Danièle Hervieu-Léger analyse la rupture qui est intervenue dans le cas français. « Le caractère tranchant de cette rupture générationnelle trouve une partie au moins de son explication dans le contexte socio-religieux propre à la France, caractérisé d’une part, par une tradition laïque qui a contribué à minimiser l’importance de l’appartenance religieuse dans la constitution des identités sociales individuelles, et, d’autre part, par la situation monopolistique occupée par l’Eglise catholique sur la scène chrétienne et même religieuse… Le fait massif, au tournant des années 1970, a bien été celui d’un abandon du catholicisme, valant éloignement pur et simple de la religion (p 125-126).
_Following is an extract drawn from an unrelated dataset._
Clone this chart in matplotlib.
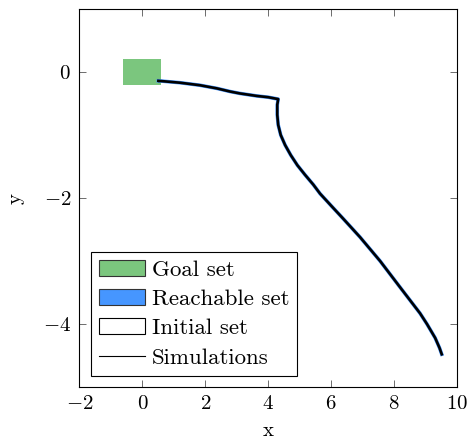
import matplotlib
matplotlib.use("Agg")
import matplotlib.pyplot as plt
from matplotlib.patches import Rectangle, Patch
from matplotlib.lines import Line2D

plt.rcParams['font.family'] = 'serif'
plt.rcParams['font.serif'] = ['cmr10']
plt.rcParams['mathtext.fontset'] = 'cm'
plt.rcParams['axes.formatter.use_mathtext'] = True

# Data
goal_x = [-0.6, 0.6]
goal_y = [-0.2, 0.2]
init_x = [0.49, 0.53]
init_y = [-0.16, -0.12]
traj_x = [0.51, 1.2, 1.83, 2.37, 2.79, 3.1, 3.64, 4.0, 4.32,
          4.29, 4.29, 4.32, 4.40, 4.54, 4.72, 4.93, 5.17, 5.44, 5.65,
          6.0, 6.39, 6.92, 7.56, 8.2, 8.83, 9.05, 9.31, 9.45, 9.52]
traj_y = [-0.14, -0.17, -0.21, -0.26, -0.31, -0.34, -0.38, -0.40, -0.43,
          -0.52, -0.68, -0.84, -1.0, -1.16, -1.32, -1.48, -1.63, -1.79, -1.93,
          -2.12, -2.33, -2.62, -3.0, -3.42, -3.83, -4.0, -4.22, -4.38, -4.48]

goal_color = '#7BC67E'
reach_color = '#4696FF'

fig = plt.figure(figsize=(4.7, 4.41), dpi=100)
ax = fig.add_axes([0.169, 0.1224, 0.803, 0.8572])

ax.add_patch(Rectangle((goal_x[0], goal_y[0]), goal_x[1] - goal_x[0], goal_y[1] - goal_y[0],
                       facecolor=goal_color, edgecolor='none'))
ax.plot(traj_x, traj_y, color=reach_color, lw=2.6, solid_joinstyle='round')
ax.add_patch(Rectangle((init_x[0], init_y[0]), init_x[1] - init_x[0], init_y[1] - init_y[0],
                       facecolor='white', edgecolor='black', lw=0.5))
ax.plot(traj_x, traj_y, color='black', lw=1.9, solid_joinstyle='round')

ax.set_xlim(-2, 10)
ax.set_ylim(-5, 1)
ax.set_xticks([-2, 0, 2, 4, 6, 8, 10])
ax.set_yticks([-4, -2, 0])
ax.tick_params(direction='in', top=True, right=True, length=5, width=0.6,
               color='#555555', labelsize=15, pad=6)
for s in ax.spines.values():
    s.set_linewidth(0.8)
ax.set_xlabel('x', fontsize=15, labelpad=6)
ax.set_ylabel('y', fontsize=15, labelpad=13)

handles = [Patch(facecolor=goal_color, edgecolor='#333333', lw=0.8, label='Goal set'),
           Patch(facecolor=reach_color, edgecolor='#333333', lw=0.8, label='Reachable set'),
           Patch(facecolor='white', edgecolor='black', lw=0.8, label='Initial set'),
           Line2D([], [], color='black', lw=0.8, label='Simulations')]
leg = ax.legend(handles=handles, loc='lower left', fontsize=16.5, fancybox=False,
                edgecolor='black', framealpha=1, borderaxespad=0.5,
                handlelength=2.0, handleheight=0.7, handletextpad=0.3,
                labelspacing=0.4, borderpad=0.35)
leg.get_frame().set_linewidth(0.8)

fig.savefig('out.png', dpi=100)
On pourrait se demander en quoi un article paru il y a soixante ans et ayant entrainé un épisode conflictuel dans une revue catholique, présente encore un intérêt pour nous aujourd’hui. Grâce à ce livre, « Le Troisième Homme entre rupture personnelle et crise catholique », nous avons pu examiner les différents aspects de l’affaire. Celle-ci, inscrite dans la durée et dans l’espace, nous paraît hautement instructive. En effet, elle éclaire un processus, une histoire qui s’est poursuivie pendant des décennies sous des formes moins voyantes.

Puisqu’à Témoins, dans une perspective de conviction et d’ouverture, nous cherchons à mettre en évidence une offre alternative en regard du manque de pertinence des institutions, le déroulement de cette crise et ses conséquences font ressortir l’importance de notre questionnement. Car, c’est bien parce que les catholiques dont parle François Roustand, n’ont pas trouvé de milieux chrétiens en phase avec leurs questions spirituelles, qu’ils se sont éloigné de toute référence religieuse . « L’expérience de la désaffiliation institutionnelle a été, pour un très grand nombre de catholiques engagés des années 1960-1970, celle d’un « désinvestissement croyant » (p 132). Certes, nous savons que l’abandon de la pratique n’a pas les mêmes conséquences selon les contextes, et notamment la dimension confessionnelle (2). Aujourd’hui, la crise des institutions religieuses demeure et elle est particulièrement marquée dans certaines Eglises. Les institutions hiérarchisées sont particulièrement affectées. C’est dire combien la proposition d’offres alternatives est importante… On se réfère bien sûr au courant de l’Eglise émergente. Plus généralement, en France notamment, on attend davantage de prise de conscience et d’initiative ( 3)

Ce livre est bienvenu, car il nous interpelle utilement.

Qu’une fille, Eve-Alice, mette en valeur si intelligemment et avec tant de délicatesse, l’œuvre de son père, est déjà particulièrement remarquable. Qu’à travers la contribution de chercheurs et notamment celle de Danièle Hervieu-Léger, l’analyse de cette affaire n’éclaire pas seulement un épisode historique, mais nous ouvre une compréhension pour l’aujourd’hui, qu’enfin, nous puissions trouver dans ce livre si bien écrit et si bien composé un bonheur de lire, voilà de bonnes raisons d’en faire aujourd’hui la présentation.